Find the lines containing the word "chart" and copy every one of them.
*** DATA TO USE ***
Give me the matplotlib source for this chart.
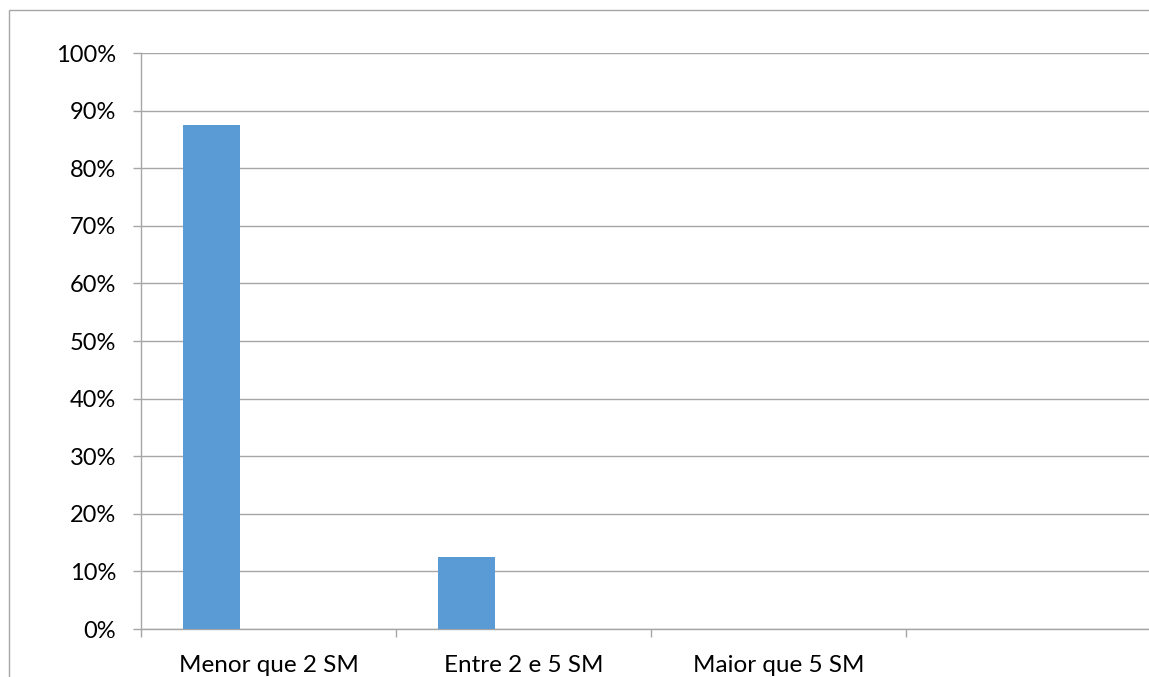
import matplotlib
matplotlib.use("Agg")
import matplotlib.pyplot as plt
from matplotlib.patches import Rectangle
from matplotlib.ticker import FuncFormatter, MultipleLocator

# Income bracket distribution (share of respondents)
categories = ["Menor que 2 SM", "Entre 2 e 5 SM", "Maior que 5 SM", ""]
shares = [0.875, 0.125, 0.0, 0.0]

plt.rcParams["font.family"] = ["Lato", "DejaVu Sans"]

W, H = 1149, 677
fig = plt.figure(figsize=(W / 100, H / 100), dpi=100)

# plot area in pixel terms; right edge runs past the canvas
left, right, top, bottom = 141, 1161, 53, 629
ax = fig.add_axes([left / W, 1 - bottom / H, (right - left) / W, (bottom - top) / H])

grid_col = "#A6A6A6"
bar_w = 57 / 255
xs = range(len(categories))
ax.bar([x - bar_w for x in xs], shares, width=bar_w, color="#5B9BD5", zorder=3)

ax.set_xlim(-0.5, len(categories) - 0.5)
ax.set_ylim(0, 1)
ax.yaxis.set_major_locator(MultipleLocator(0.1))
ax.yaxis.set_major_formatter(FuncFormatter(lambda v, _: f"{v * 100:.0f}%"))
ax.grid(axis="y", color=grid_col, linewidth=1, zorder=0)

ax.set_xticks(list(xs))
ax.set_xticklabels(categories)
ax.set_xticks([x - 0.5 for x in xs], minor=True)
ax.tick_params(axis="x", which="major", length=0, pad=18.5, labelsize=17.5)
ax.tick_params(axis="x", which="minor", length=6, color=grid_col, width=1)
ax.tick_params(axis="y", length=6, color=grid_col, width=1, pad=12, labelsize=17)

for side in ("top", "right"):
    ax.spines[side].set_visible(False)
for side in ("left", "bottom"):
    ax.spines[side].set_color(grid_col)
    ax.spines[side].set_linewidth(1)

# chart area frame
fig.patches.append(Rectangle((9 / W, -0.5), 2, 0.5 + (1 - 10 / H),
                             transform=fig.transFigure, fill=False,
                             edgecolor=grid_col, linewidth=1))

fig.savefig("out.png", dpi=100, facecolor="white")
***
*** DATA TO USE ***
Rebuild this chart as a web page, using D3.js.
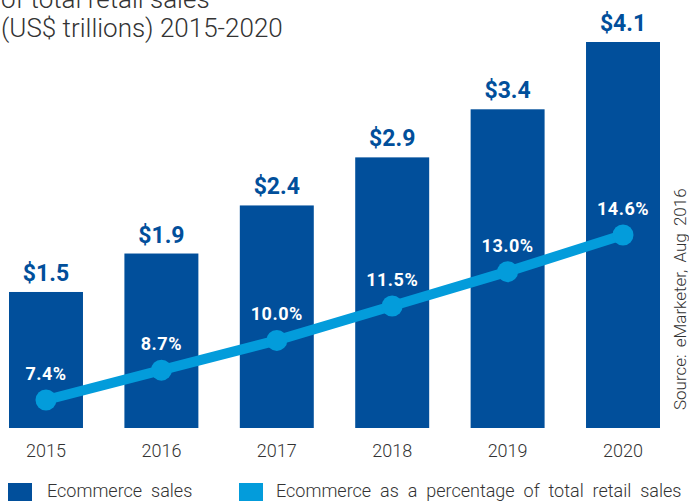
***
▸ ANSWER FOR THE TASK:
Give me the matplotlib source for this chart.
# chart area frame
Rebuild this chart as a web page, using D3.js.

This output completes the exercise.